La pédagogie est, justement, le travail sur les médiations : sur les œuvres, les savoirs et les institutions… tout ce qui permet de se mettre en jeu « à propos de quelque chose ». La pédagogie institue ce qui, à la fois, relie les êtres entre eux et leur permet de se distinguer. Elle est un travail de longue haleine sur « la table » autour de laquelle les hommes peuvent tenter des relations pacifiées en se coltinant avec des enjeux forts. Ainsi comprise, elle est peu présente dans le film
.

C'est effectivement un travail de longue haleine, qui ne peut être tout à fait le même dans un collège comme celui-là et à Janson de Sailly, et qui ne saurait être improvisé.
Au collège, comme à l'école primaire, faire la classe, c'est, d'abord, avoir bâti avec les élèves, quels qu'ils soient, sur la base du programme officiel que chaque élève doit connaître (excellente initiation à la lecture des textes de lois, dont on sait que nul ne doit les ignorer), un projet de travail d'apprentissage, solidaire, prenant appui sur les savoirs déjà-là des élèves.
Ce projet d'apprendre, on n'attend pas la fin de l'année pour en évaluer les résultats.

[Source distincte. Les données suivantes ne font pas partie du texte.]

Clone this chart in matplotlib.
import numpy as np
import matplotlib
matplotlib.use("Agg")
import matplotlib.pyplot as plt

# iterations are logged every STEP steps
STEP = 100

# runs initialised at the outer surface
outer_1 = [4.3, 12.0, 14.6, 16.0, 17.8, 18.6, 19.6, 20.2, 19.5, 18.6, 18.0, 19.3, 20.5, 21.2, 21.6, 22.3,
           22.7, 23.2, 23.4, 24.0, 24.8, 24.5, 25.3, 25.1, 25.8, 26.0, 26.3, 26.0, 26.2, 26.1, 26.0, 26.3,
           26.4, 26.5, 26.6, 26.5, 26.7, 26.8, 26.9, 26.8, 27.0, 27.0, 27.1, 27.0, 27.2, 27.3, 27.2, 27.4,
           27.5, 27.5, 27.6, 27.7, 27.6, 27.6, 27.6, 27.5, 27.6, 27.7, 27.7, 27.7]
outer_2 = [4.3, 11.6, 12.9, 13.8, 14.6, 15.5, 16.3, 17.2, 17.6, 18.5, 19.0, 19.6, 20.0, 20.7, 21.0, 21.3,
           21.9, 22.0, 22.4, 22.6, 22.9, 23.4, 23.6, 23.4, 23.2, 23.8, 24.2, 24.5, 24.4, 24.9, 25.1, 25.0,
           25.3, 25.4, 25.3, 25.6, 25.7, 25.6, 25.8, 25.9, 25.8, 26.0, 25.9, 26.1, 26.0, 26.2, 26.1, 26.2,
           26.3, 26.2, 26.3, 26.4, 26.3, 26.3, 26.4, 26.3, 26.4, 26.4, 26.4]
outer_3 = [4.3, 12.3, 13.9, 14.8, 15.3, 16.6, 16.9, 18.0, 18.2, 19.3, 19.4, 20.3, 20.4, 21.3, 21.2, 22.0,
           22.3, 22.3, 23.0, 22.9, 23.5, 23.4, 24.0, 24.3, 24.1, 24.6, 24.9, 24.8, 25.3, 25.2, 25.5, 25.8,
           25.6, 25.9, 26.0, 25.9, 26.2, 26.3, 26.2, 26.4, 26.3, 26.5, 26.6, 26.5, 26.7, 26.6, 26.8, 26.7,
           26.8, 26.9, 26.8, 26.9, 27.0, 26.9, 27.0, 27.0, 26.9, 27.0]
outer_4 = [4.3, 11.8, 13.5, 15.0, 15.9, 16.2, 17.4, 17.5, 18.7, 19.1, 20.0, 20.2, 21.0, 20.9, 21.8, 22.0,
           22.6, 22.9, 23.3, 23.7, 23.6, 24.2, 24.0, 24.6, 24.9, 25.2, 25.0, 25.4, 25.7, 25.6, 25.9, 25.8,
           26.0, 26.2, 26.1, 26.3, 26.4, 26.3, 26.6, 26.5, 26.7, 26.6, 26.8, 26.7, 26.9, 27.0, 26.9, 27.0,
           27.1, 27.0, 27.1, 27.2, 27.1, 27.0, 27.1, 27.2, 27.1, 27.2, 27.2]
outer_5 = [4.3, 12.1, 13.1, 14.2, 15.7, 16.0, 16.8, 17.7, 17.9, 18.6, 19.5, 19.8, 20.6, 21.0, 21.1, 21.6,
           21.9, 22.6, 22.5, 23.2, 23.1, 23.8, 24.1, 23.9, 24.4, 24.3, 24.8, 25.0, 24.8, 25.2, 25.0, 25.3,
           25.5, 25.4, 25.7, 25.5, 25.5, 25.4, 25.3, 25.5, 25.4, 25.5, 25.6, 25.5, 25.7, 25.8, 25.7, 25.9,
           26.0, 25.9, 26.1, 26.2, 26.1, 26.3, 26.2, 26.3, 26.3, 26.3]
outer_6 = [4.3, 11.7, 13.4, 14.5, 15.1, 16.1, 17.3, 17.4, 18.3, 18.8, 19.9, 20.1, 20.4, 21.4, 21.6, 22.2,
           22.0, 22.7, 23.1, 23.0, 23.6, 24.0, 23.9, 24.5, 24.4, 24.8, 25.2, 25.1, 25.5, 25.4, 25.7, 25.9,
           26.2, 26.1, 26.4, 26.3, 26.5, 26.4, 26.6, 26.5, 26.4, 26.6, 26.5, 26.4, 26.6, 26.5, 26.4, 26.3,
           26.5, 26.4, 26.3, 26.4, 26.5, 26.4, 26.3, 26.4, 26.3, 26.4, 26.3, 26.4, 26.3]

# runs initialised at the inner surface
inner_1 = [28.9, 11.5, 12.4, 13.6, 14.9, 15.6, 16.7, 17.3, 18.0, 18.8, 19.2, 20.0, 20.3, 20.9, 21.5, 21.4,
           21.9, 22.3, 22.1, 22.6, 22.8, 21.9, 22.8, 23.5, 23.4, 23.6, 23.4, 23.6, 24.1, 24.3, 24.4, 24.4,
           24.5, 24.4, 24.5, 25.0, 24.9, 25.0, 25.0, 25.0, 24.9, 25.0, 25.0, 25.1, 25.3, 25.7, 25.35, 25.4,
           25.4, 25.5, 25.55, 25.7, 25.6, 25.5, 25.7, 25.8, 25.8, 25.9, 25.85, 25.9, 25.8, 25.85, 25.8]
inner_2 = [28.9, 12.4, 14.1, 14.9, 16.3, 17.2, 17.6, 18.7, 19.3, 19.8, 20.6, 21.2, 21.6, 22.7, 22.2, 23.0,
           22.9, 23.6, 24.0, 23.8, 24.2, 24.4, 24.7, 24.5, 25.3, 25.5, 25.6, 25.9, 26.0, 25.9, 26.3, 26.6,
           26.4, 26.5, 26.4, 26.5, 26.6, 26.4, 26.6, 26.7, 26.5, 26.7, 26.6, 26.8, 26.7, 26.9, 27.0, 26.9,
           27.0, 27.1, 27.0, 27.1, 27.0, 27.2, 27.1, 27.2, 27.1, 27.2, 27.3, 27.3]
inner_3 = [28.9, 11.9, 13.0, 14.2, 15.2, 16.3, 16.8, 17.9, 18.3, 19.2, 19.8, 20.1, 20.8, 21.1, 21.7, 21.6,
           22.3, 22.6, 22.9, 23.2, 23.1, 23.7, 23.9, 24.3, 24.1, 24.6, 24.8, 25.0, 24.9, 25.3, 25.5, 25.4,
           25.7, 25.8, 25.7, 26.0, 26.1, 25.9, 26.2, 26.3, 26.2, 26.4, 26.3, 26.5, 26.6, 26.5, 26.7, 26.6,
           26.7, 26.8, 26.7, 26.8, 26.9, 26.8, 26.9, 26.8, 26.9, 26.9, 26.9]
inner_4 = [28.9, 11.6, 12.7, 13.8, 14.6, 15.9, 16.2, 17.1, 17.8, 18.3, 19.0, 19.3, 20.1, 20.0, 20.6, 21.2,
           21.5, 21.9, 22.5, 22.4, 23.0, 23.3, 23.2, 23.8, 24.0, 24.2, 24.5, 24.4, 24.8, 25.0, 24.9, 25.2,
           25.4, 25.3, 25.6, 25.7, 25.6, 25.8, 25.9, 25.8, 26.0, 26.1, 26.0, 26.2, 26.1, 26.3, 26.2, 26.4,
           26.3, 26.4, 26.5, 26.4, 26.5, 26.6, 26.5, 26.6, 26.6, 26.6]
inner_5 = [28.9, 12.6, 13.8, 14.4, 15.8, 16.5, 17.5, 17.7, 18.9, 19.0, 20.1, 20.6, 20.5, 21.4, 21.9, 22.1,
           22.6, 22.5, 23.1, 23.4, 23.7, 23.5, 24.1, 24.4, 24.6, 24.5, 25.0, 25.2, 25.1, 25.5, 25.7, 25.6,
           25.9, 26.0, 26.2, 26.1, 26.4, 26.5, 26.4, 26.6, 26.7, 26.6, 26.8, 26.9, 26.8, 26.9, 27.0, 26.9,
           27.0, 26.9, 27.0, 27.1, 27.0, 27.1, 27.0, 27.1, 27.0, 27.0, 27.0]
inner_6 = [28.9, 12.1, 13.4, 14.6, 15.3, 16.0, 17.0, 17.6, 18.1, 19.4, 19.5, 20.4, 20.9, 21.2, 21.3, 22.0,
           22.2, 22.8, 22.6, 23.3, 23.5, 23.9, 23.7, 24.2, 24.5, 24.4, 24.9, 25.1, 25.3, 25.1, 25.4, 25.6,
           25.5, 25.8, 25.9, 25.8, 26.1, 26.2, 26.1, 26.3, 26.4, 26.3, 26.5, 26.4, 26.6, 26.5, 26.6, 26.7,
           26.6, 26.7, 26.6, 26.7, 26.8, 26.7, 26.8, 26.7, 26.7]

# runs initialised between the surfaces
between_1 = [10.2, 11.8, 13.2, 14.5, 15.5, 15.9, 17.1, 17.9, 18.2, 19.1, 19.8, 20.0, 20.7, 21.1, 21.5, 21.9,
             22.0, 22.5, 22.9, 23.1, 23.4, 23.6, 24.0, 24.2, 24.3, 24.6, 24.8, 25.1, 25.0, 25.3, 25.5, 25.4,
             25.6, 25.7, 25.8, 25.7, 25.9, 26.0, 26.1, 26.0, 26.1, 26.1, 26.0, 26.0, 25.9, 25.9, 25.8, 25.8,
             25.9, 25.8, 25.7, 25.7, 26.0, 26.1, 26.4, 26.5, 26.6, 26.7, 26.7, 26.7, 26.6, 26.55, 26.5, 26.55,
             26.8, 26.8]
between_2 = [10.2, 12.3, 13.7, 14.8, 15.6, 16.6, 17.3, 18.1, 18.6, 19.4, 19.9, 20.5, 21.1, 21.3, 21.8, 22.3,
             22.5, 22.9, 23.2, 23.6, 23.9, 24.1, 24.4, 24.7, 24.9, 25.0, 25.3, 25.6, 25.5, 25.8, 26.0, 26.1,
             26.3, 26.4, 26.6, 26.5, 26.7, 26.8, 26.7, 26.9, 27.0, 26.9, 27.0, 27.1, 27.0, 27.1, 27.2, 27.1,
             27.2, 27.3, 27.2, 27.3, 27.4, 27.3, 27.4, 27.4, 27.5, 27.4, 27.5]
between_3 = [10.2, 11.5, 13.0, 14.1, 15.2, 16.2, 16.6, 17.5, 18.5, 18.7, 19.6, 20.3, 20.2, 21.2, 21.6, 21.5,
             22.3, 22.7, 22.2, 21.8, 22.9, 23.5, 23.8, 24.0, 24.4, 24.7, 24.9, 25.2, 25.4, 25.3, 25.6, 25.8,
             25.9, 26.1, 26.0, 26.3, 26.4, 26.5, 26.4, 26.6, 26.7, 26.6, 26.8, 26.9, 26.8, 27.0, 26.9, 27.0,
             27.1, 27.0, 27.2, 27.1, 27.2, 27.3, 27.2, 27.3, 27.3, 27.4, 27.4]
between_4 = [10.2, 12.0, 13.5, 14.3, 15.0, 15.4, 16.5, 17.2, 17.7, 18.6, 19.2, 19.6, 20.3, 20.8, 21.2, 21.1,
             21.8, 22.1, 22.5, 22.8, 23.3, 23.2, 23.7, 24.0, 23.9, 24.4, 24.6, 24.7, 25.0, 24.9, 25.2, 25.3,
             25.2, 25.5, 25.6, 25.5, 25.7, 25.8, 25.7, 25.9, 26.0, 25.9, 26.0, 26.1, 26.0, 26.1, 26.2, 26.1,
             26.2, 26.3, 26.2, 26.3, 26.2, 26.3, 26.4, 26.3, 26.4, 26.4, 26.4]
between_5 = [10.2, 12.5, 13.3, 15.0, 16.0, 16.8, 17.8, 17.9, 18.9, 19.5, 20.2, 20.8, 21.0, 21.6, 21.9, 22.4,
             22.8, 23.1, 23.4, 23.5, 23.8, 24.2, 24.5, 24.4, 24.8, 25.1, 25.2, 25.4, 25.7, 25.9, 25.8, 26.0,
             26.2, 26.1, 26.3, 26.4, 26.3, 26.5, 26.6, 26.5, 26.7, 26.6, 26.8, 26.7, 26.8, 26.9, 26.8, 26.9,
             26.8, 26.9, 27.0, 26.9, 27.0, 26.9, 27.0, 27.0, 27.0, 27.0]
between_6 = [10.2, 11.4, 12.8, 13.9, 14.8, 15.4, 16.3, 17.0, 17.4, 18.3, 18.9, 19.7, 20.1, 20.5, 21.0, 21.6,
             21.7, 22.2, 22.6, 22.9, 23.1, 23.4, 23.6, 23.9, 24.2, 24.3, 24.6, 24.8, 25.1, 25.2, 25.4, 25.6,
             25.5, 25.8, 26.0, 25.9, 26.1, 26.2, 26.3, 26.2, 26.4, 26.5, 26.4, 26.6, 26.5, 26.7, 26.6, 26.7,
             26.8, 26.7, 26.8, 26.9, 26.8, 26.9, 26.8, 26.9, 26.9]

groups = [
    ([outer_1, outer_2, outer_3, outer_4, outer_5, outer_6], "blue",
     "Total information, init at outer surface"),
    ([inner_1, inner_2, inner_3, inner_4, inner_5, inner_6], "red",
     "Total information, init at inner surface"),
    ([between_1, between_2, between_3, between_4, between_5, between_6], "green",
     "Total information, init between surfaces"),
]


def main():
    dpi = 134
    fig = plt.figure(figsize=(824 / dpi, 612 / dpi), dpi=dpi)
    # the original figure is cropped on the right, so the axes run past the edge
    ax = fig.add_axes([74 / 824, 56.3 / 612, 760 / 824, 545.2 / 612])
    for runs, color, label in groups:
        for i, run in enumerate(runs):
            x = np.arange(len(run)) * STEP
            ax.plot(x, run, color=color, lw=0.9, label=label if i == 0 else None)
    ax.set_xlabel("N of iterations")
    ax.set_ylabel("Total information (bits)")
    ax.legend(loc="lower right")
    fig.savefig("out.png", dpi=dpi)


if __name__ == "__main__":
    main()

Ceux-ci font l'objet de bilans réguliers, effectués, non par des exercices qui sont un très mauvais outil d'évaluation, mais au cours de régulations rigoureusement menées, toujours animées par les élèves à tour de rôle (le prof, étant partie prenante, ne peut jouer le rôle d'animateur), qui débouchent sur des prises de décisions concernant d'éventuelles modifications de la manière de travailler.

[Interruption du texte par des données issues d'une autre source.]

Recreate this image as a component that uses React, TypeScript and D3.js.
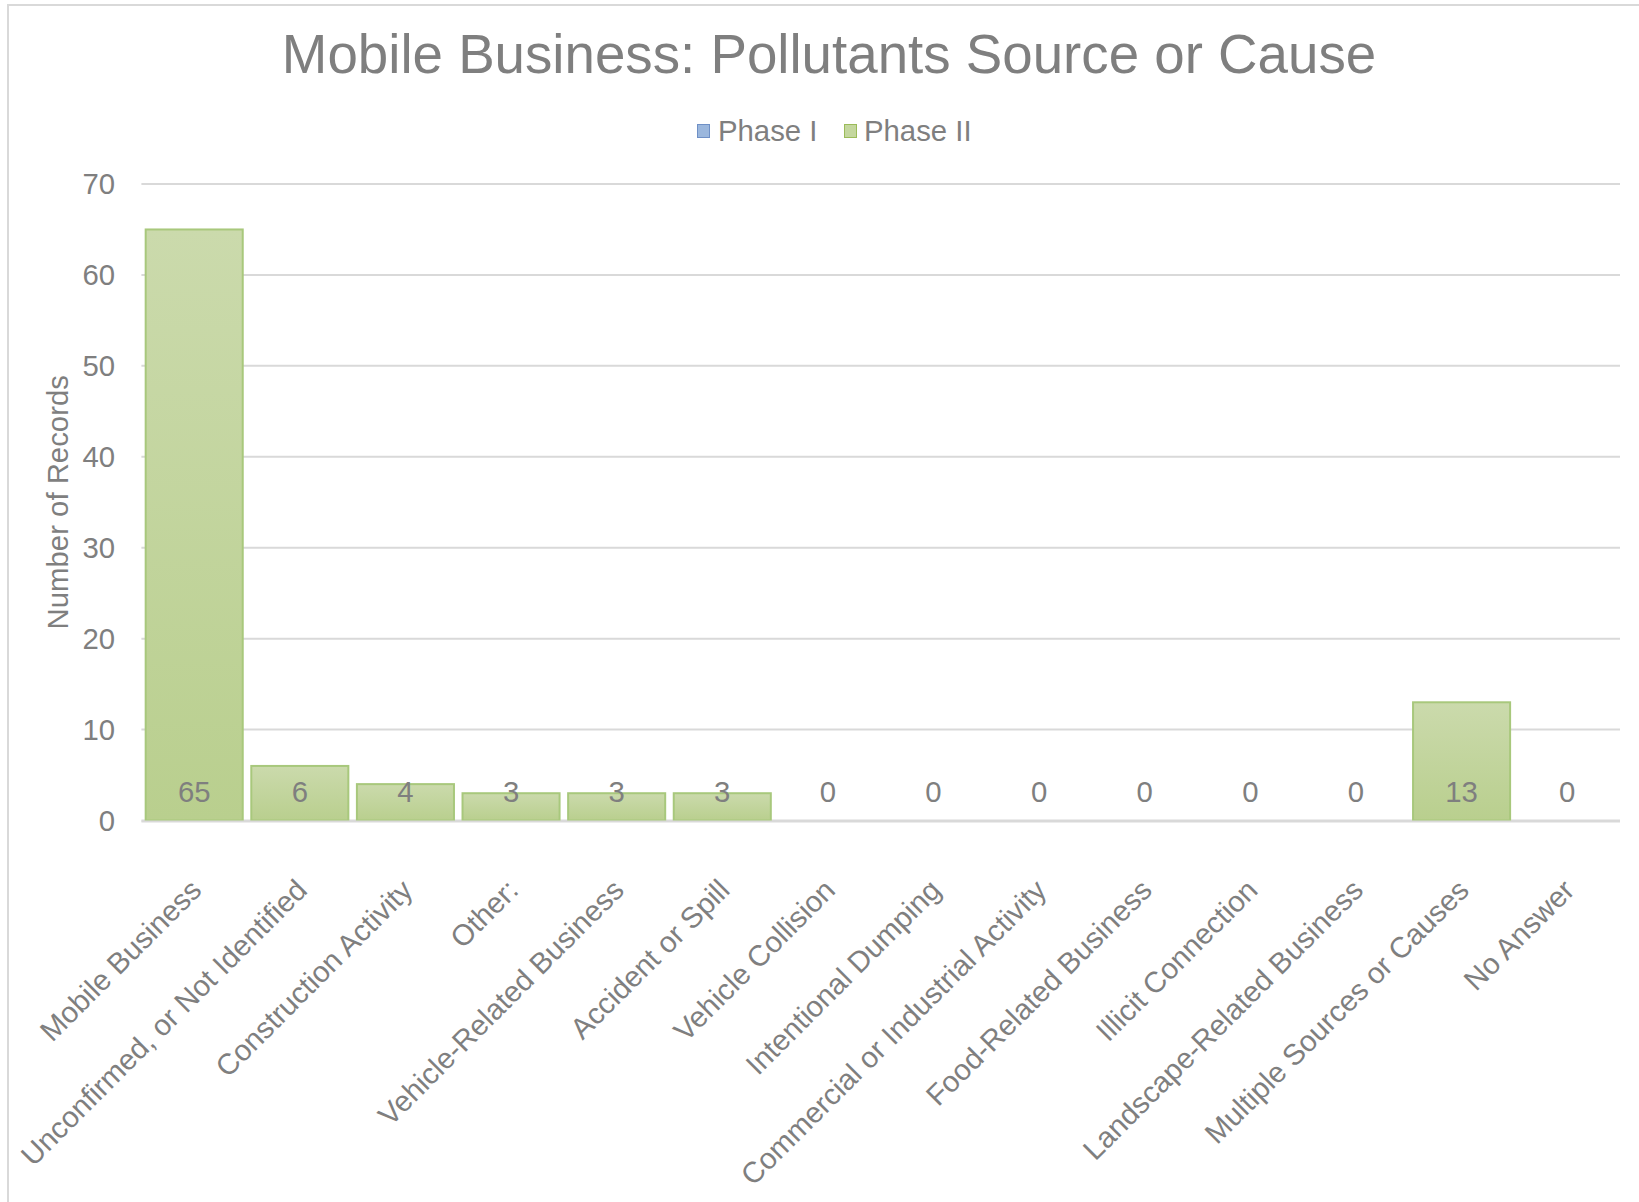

La classe — notamment de français — se doit d'être organisée autour de deux sortes de moments :
* des moments de pratique sociale de la communication orale et écrite, où l'on peut retrouver des débats (toujours nourris de documentation et de lectures), des échanges écrits avec divers correspondants, mais aussi des productions sociales, écriture longue de romans ou de pièces de théâtre, production d'un magazine de la classe ou participation à celui du collège ou de l'école, organisation de spectacles, participation à des actions caritatives etc...

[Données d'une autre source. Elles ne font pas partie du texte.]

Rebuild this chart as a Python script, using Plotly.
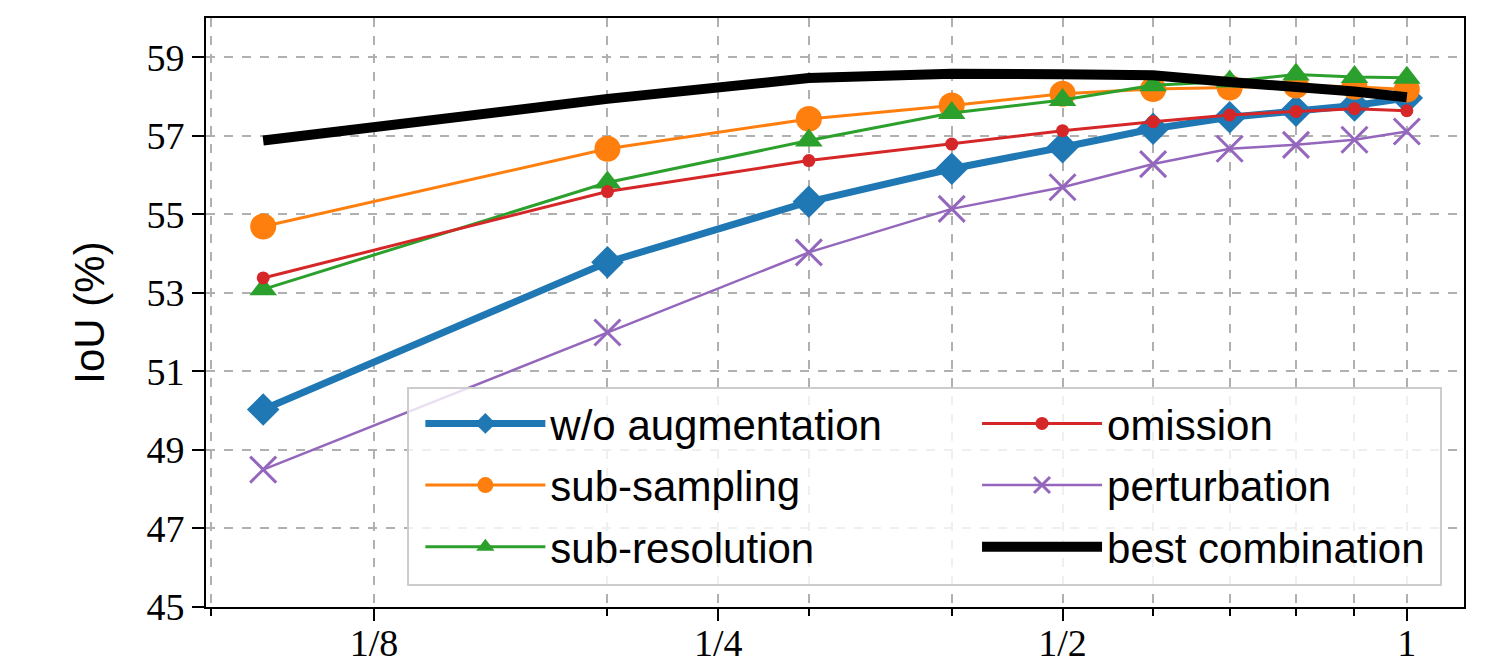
import plotly.graph_objects as go

x_frac = [0.1, 0.2, 0.3, 0.4, 0.5, 0.6, 0.7, 0.8, 0.9, 1.0]

wo_aug = [50.03, 53.78, 55.32, 56.16, 56.71, 57.18, 57.47, 57.64, 57.77, 57.96]
sub_sampling = [54.69, 56.67, 57.43, 57.77, 58.07, 58.19, 58.23, 58.28, 58.25, 58.18]
sub_resolution = [53.09, 55.81, 56.88, 57.58, 57.91, 58.29, 58.38, 58.56, 58.50, 58.48]
omission = [53.38, 55.58, 56.37, 56.79, 57.13, 57.36, 57.53, 57.62, 57.69, 57.64]
perturbation = [48.50, 51.99, 54.03, 55.14, 55.69, 56.28, 56.67, 56.77, 56.90, 57.11]
best_comb = [56.88, 57.94, 58.47, 58.58, 58.57, 58.54, 58.37, 58.27, 58.13, 57.98]

x_tickvals = [0.125, 0.25, 0.5, 1]
x_ticktext = ["1/8", "1/4", "1/2", "1"]
x_minor = [0.09, 0.2, 0.3, 0.4, 0.6, 0.7, 0.8, 0.9]

fig = go.Figure()

series = [
    ("w/o augmentation", wo_aug, "#1f77b4", 7, dict(symbol="diamond", size=25), "legend"),
    ("sub-sampling", sub_sampling, "#ff7f0e", 3, dict(symbol="circle", size=26), "legend"),
    ("sub-resolution", sub_resolution, "#2ca02c", 3, dict(symbol="triangle-up", size=24), "legend"),
    ("omission", omission, "#d62728", 3, dict(symbol="circle", size=13), "legend2"),
    ("perturbation", perturbation, "#9467bd", 2.5, dict(symbol="x-thin", size=26,
                                                       line=dict(width=3, color="#9467bd")), "legend2"),
]
for name, ys, col, lw, mk, lg in series:
    mk = dict(mk)
    mk["color"] = col
    fig.add_trace(go.Scatter(
        x=x_frac, y=ys, name=name, mode="lines+markers",
        line=dict(color=col, width=lw), marker=mk, legend=lg, legendgroup=name,
    ))

fig.add_trace(go.Scatter(
    x=x_frac, y=best_comb, name="best combination", mode="lines",
    line=dict(color="black", width=10), legend="legend2", legendgroup="best",
))

grid = dict(gridcolor="#b0b0b0", griddash="dash", gridwidth=2)

# legend frame (matplotlib-style translucent box)
fig.add_shape(type="rect", xref="paper", yref="paper",
              x0=0.1606, x1=0.9817, y0=0.0374, y1=0.3718,
              fillcolor="rgba(255,255,255,0.8)", line=dict(color="#cccccc", width=2),
              layer="above")

leg_common = dict(
    orientation="v", xanchor="left", yanchor="top",
    traceorder="grouped", tracegroupgap=4, itemwidth=120,
    font=dict(family="Liberation Sans", size=42),
    bgcolor="rgba(0,0,0,0)", borderwidth=0,
)

fig.update_layout(
    width=1494, height=664,
    margin=dict(l=206, r=30, t=18, b=57),
    paper_bgcolor="white", plot_bgcolor="white",
    font=dict(family="Liberation Sans", color="black"),
    xaxis=dict(
        type="log", range=[-1.05, 0.05], automargin=False,
        tickmode="array", tickvals=x_tickvals, ticktext=x_ticktext,
        tickfont=dict(family="Liberation Serif", size=38),
        ticks="outside", ticklen=12, tickwidth=2, tickcolor="black",
        ticklabelstandoff=-11,
        showline=True, linecolor="black", linewidth=2, mirror=True,
        showgrid=True, **grid,
        minor=dict(tickmode="array", tickvals=x_minor, ticks="outside",
                   ticklen=7, tickwidth=1.5, tickcolor="black",
                   showgrid=True, gridcolor="#b0b0b0", griddash="dash", gridwidth=2),
        zeroline=False,
    ),
    yaxis=dict(
        range=[45, 60], tick0=45, dtick=2, automargin=False,
        tickfont=dict(family="Liberation Serif", size=38),
        ticks="outside", ticklen=12, tickwidth=2, tickcolor="black",
        showline=True, linecolor="black", linewidth=2, mirror=True,
        showgrid=True, **grid, zeroline=False,
        title=dict(text="IoU (%)", font=dict(family="Liberation Sans", size=42), standoff=29),
    ),
    legend=dict(x=0.1704, y=0.369, **leg_common),
    legend2=dict(x=0.6129, y=0.369, **leg_common),
    showlegend=True,
)

fig.write_html("out.html")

* des moments spécifiques d'apprentissages, sur le fonctionnement de la langue, et sur le patrimoine littéraire et artistique de la France et du reste du monde, moments rigoureusement menés en direction d'objectifs précis, formulés en termes de comportements observables, seul moyen de pouvoir en évaluer sérieusement les résultats.
Ces deux sortes de moments, toujours clairement annoncés et justifiés, devraient toujours être proposés en équipes solidaires : l'objectif étant que tout le monde acquière les savoirs requis par l'Institution, et qu'une relation d'aide s'installe entre les élèves (2).
Dès l'école primaire, on devrait s'efforcer de faire apparaître, à la fois les points de convergence des différentes disciplines, et la spécificité de chacune d'entre elles, qui est d'être un point de vue précis, mais abstrait, sur la réalité du monde, qui elle ne connaît pas de "disciplines". Et au collège on ne se contente pas de lancer quelques timides "ponts" entre le français et les autres disciplines, comme dans le film, où du reste cela ne se fait même pas, mais on élabore ensemble des séances sur la transversalité, par exemple autour de notions transversales, comme expliquer, argumenter, décrire : on explique dans toutes les disciplines, mais pas de la même manière, pour chacune d'elles.
Faire la classe, c'est faire vivre et faire comprendre ce que c'est qu'apprendre, et à quoi sert le savoir.
C'est aussi parvenir à convaincre que le travail d'équipe est plus efficace que la compétition, (laquelle, dans la Société, existe en fait surtout entre équipes ou groupes, si bien que savoir travailler en équipe est nécessaire y compris pour être compétitif !).
Faire la classe, c'est faire vivre la coopération et la solidarité.

Des classes comme ça, ça n'existe pas ?
Ça a existé
, j'en ai été témoin, dans les années 70 et suivantes.
Mais ça existe peut-être encore...?
Dites-le nous, si c'est le cas : on a grand besoin de voir ça aujourd'hui !

(1) L'imparfait du subjonctif est attendu à la rigueur après un conditionnel dit "deuxième forme" (il eût fallu que je fusse en forme), et encore, à l'écrit, et dans un projet de grande élégance, — ou de grand comique —, mais jamais après un simple imparfait : l'usage est de dire "il fallait que je sois en forme".
(2) Et non du "soutien personnalisé", qui est la dernière chose dont les élèves ont besoin. La seule véritable aide, c'est celle des pairs. C'est vérifié quel que soit l'âge des personnes concernées.